> **Your objective**: Take from the listing each line that has the string "Generate".
==========
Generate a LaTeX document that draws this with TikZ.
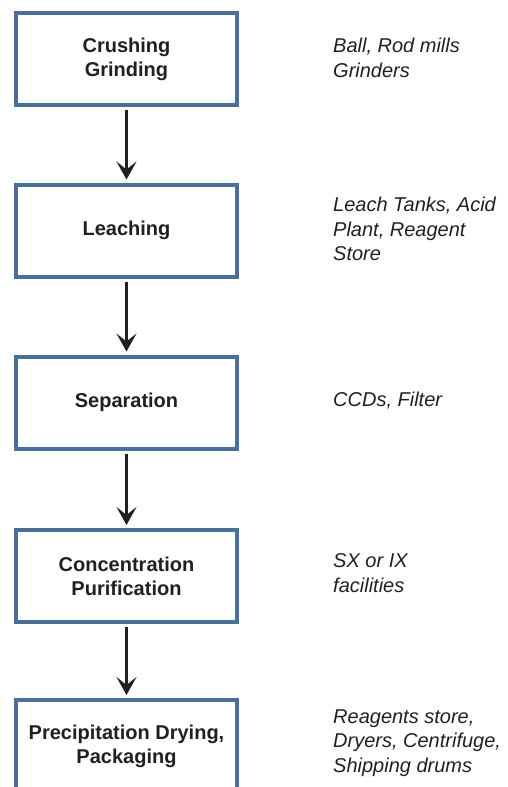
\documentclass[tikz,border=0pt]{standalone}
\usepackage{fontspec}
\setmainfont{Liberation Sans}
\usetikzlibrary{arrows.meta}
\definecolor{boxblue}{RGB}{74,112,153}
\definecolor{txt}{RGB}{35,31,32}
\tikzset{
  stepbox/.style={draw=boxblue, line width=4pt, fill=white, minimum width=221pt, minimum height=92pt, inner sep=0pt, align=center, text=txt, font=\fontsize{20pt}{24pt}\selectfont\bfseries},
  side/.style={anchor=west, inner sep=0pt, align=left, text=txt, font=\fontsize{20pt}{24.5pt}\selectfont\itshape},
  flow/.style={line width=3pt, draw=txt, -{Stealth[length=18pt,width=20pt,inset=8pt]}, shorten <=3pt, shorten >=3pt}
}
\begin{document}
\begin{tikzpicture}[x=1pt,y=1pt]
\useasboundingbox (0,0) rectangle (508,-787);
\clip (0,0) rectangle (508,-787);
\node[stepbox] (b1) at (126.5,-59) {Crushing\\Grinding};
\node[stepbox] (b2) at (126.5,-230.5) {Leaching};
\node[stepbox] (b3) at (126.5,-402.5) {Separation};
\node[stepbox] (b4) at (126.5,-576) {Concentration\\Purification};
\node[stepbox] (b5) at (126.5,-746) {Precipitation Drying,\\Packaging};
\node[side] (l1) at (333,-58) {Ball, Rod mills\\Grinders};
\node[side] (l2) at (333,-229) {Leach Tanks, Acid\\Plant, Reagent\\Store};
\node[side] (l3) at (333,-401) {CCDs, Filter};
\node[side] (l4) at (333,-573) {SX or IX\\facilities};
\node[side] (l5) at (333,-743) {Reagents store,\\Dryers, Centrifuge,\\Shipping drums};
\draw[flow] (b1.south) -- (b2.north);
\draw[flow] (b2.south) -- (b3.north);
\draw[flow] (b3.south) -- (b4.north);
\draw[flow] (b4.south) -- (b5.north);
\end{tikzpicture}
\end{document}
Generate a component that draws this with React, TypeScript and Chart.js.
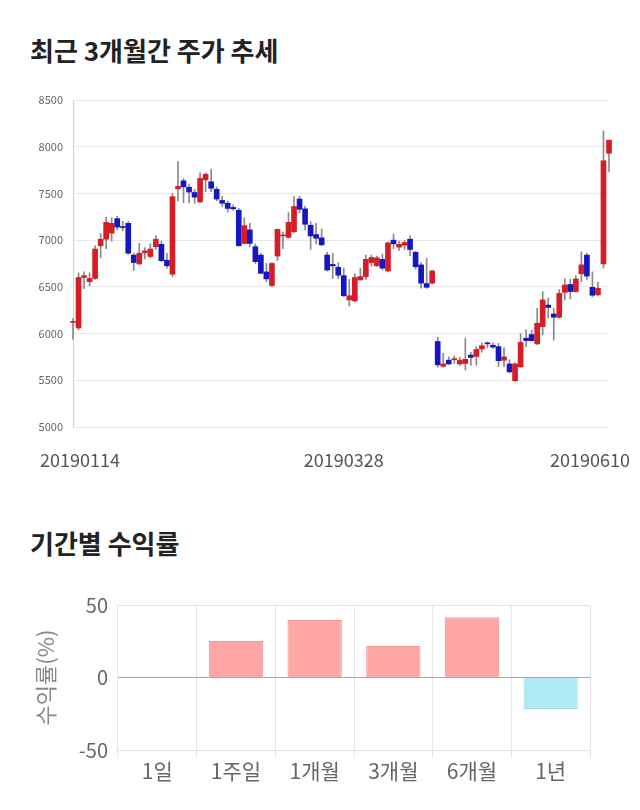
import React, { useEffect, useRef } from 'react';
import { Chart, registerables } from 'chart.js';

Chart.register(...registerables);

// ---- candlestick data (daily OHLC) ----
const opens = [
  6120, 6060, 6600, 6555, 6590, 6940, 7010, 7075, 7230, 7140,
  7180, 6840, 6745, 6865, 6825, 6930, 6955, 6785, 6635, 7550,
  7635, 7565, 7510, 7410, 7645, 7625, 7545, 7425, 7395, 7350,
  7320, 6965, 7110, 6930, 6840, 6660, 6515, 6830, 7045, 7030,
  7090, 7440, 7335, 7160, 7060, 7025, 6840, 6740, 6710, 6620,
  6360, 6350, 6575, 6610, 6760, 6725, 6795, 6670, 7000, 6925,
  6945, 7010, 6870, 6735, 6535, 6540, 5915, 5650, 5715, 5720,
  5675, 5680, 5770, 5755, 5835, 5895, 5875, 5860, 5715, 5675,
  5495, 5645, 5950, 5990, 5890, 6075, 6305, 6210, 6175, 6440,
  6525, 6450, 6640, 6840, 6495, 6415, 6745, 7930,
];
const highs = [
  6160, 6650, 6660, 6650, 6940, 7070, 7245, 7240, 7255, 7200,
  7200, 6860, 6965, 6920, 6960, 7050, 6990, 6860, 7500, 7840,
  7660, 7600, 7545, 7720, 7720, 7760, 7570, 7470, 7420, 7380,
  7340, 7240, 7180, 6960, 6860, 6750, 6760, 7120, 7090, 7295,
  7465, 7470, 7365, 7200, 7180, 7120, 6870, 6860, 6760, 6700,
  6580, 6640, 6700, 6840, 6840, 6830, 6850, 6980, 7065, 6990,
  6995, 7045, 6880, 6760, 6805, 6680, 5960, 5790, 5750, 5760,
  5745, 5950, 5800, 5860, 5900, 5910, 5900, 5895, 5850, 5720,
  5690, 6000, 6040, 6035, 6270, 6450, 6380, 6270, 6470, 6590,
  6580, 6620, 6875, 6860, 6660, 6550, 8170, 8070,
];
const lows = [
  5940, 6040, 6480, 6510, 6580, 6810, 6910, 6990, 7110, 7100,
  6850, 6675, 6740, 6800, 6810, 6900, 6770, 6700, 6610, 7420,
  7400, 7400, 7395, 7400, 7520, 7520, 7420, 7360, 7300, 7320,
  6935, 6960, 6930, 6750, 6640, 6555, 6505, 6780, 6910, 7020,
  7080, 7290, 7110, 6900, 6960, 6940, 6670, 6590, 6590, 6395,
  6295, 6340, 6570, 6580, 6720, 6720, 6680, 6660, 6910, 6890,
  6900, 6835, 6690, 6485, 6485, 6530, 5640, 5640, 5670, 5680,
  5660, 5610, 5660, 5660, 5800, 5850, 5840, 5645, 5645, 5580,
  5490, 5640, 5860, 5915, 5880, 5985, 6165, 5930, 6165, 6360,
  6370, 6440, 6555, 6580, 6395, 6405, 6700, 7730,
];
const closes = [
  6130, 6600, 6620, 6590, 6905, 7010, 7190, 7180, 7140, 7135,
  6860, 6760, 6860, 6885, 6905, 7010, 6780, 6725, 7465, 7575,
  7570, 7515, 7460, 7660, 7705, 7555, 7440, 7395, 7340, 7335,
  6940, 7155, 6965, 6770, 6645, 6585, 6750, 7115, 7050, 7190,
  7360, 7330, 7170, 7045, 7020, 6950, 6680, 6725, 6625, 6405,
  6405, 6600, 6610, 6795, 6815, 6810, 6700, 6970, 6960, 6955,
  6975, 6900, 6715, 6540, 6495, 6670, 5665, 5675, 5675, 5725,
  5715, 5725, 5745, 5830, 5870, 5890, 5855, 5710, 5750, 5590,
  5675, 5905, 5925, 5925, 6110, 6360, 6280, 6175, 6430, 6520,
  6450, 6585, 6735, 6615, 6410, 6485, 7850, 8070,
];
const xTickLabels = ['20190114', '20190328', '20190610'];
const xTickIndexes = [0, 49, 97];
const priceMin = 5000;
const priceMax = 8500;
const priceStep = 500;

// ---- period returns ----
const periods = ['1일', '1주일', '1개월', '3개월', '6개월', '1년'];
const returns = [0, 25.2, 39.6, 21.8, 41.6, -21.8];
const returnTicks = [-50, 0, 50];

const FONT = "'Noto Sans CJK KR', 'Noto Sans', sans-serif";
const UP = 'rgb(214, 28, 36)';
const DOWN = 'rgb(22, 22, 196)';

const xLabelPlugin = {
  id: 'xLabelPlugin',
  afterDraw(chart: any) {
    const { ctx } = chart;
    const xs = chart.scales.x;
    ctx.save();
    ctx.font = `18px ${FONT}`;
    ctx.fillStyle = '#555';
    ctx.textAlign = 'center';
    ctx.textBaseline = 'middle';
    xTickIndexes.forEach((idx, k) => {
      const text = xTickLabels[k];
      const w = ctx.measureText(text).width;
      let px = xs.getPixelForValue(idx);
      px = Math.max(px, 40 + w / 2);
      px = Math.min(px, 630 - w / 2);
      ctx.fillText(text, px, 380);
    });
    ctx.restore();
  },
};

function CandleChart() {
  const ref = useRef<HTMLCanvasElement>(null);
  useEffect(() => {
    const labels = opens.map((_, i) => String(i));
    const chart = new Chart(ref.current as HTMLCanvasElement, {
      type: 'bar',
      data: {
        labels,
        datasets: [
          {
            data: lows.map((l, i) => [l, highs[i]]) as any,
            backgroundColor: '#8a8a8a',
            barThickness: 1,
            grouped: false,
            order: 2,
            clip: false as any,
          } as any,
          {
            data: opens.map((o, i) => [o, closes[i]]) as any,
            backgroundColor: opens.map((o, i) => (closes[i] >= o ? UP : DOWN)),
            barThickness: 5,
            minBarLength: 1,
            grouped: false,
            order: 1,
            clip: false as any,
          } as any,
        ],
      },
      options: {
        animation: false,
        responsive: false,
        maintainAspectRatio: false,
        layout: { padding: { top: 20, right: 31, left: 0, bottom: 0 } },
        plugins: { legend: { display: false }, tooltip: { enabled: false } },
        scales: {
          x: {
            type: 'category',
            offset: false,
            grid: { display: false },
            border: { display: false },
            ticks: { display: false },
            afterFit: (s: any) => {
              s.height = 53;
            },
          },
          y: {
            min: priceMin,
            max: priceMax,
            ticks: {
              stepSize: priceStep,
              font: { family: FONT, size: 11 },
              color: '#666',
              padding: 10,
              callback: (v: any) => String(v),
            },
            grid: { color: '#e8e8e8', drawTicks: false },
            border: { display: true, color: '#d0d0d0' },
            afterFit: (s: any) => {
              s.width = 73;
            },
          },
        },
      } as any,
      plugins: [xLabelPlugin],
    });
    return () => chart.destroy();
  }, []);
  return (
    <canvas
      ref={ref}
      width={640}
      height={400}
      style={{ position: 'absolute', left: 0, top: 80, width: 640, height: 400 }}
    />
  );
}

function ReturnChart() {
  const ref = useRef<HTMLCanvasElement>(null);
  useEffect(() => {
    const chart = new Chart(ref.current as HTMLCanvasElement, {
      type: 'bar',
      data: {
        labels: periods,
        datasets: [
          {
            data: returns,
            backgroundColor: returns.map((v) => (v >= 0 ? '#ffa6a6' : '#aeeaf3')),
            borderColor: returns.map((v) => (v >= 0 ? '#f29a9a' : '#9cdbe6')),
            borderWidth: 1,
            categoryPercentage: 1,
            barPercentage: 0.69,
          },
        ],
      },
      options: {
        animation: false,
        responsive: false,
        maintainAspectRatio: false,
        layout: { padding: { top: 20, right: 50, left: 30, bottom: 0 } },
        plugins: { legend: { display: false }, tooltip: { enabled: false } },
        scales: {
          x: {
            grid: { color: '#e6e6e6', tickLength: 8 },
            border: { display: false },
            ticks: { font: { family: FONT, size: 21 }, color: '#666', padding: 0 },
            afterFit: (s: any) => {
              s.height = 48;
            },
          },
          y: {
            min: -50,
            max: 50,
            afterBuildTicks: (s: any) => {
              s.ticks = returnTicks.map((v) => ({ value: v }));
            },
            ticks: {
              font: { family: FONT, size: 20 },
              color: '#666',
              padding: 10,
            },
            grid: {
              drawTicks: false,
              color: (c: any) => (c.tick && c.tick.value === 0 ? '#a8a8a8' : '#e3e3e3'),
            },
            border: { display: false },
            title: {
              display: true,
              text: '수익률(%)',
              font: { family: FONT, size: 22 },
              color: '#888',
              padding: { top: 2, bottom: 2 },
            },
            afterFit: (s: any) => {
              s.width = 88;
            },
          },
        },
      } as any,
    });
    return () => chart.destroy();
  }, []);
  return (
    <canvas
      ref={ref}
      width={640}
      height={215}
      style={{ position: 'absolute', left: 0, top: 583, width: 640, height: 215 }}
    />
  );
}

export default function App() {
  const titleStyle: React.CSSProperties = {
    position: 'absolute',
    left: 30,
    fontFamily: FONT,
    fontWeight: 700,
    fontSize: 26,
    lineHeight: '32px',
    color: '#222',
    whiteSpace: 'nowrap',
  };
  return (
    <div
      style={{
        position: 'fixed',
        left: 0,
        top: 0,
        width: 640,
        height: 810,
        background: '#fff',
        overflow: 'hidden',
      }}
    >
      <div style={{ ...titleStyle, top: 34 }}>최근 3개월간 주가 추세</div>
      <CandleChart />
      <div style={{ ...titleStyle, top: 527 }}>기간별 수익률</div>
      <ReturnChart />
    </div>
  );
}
==========
> **Problem solution**:
Generate a LaTeX document that draws this with TikZ.
Generate a component that draws this with React, TypeScript and Chart.js.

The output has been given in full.